Pour Fakuru Keïta, photographe franco-malien, le Mali est devant un processus de transition qui prendra du temps. L’impatience ne mènera nulle part.
Depuis le coup de force militaire du 18 août et la mise en place du Comité national pour le salut du peuple (CNSP), tous les espoirs des Maliens se sont reportés sur ces militaires, et on voit fleurir sur les réseaux sociaux les attentes, les conseils, les exigences à leur égard. Nous ressemblons à ces enfants qui voient les mangues sur le manguier, et qui se précipitent avec leurs bâtons pour les faire tomber alors qu’elles ne sont pas mûres encore.
Par un étonnant retournement des consciences, nous plaçons soudain ces militaires dans le rôle d’hommes providentiels et les parons de toutes les vertus. Pourtant, nous savons tous que l’armée n’est pas fondamentalement différente du reste de la société malienne et souffre des mêmes maux. Qui n’a pas parmi ses proches quelqu’un qui a acheté ses galons ? Qui ignore les fonds disparus, qui devaient servir à son équipement ?
« Capables du meilleur comme du pire »
Les militaires sont des femmes et des hommes comme les autres, des citoyens capables du meilleur comme du pire. Et leur faire porter maintenant toute la charge de la transformation du pays les place à un niveau de responsabilité qu’ils ne devraient pas avoir à assumer, parce que ce n’est pas leur rôle.
Étant donné la situation, il est évident qu’une période de transition s’impose à nous.
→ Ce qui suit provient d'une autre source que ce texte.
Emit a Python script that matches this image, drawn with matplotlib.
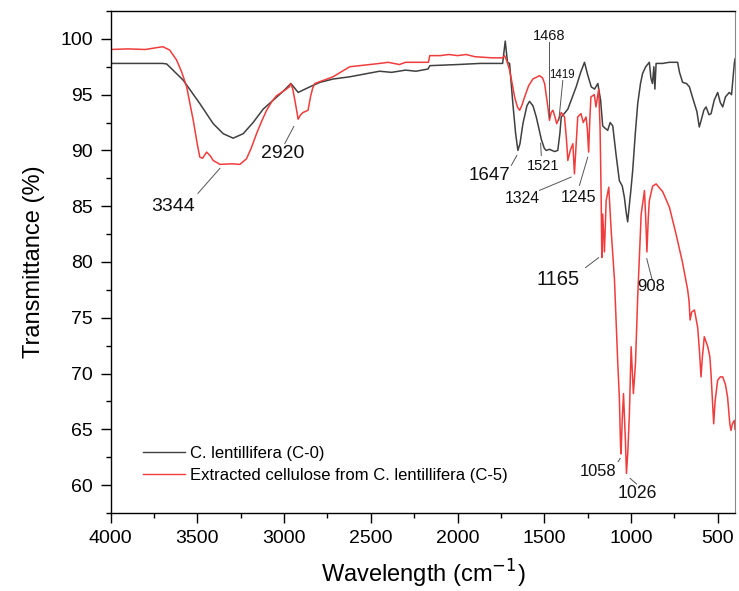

Au vu de l’ampleur de la tâche que représente la réforme en profondeur de notre pays, dans absolument tous les domaines, il est illusoire de croire que quelques années suffiront à la faire aboutir.
Cahier des charges
Le cahier des charges d’une transition réussie doit être de créer les conditions initiales de la transformation à venir : permettre le dialogue entre toutes les composantes de la société malienne, veiller au fonctionnement optimal des systèmes vitaux pour le pays (alimentation, santé, éducation, sécurité, transports), assurer les conditions pratiques de la tenue des élections futures, permettre à la justice de travailler sans interférences. Et surtout, se donner le temps nécessaire pour le faire, c’est-à-dire ne pas se laisser dicter un délai par d’autres que les Maliens eux-mêmes.
Les grands chantiers qui nous attendent devront être entrepris par un État malien rénové, tel qu’il sera issu de cette transition. Nous sommes devant un processus qui prendra du temps, l’impatience ne nous mènera nulle part.